The People Behind The Pasta And Chaos
Behind the camera, the movie is built by a team that understands how to balance big feelings with big laughs. It is directed by Kat Coiro from a screenplay by Ryan Engle, based on an original idea by Ryan Engle and Kristin Engle. The producers are Will Packer (Girls Trip, Ride Along) and Johanna Byer for Will Packer Productions, with Universal Pictures releasing it in theaters on April 10, 2026.

In front of the camera, the cast lineup is a well-timed mix of fresh and familiar: Lorenzo de Moor, Marco Calvani, and Nia Vardalos (My Big Fat Greek Wedding) round out the central chaos in ways that keep the world feeling alive and a little unpredictable.
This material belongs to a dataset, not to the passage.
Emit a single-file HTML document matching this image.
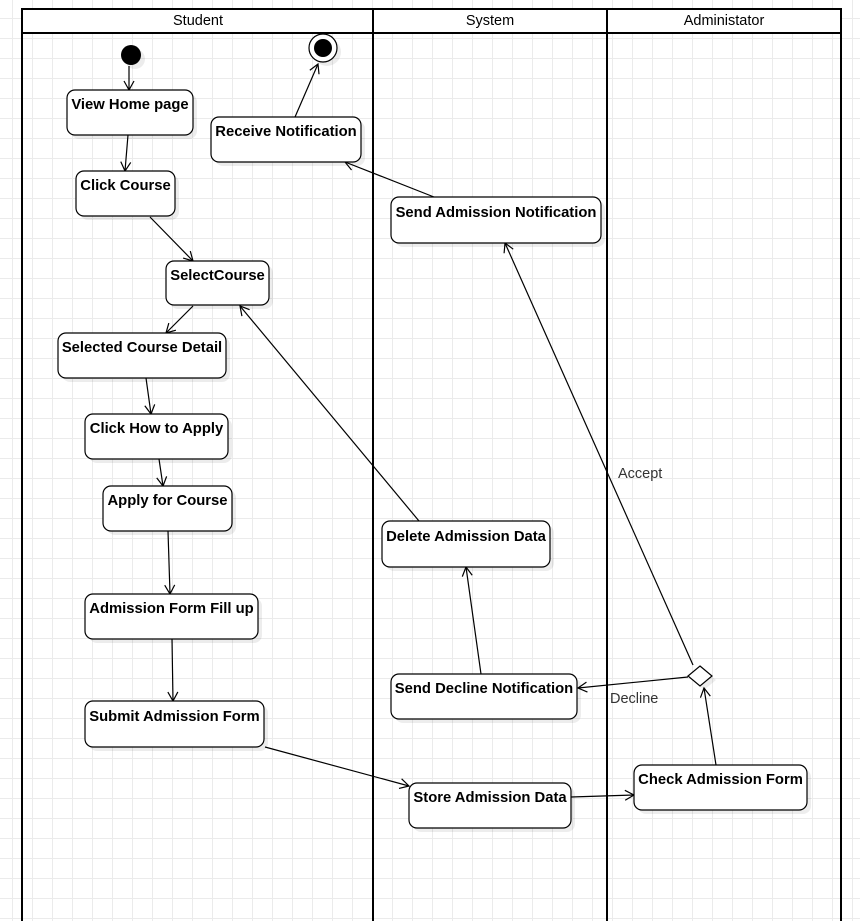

The Takeaway The Movie Sneaks In
The secret sauce of YOU, ME & TUSCANY is that it is not selling perfection. It is selling possibility. It takes a situation that should be a disaster, squatting in a villa, pretending to be engaged, catching feelings at the worst possible time, and it plays it for comedy without losing the emotional thread.
For a younger audience juggling career pivots, side hustles, and constant pressure to have a five-year plan, the fantasy is not only Italy. It is the idea that a wrong turn can still lead somewhere good. Sometimes a person does not need a new personality. Sometimes they just need a new setting, a truthful best friend, and a reminder that they are allowed to want more!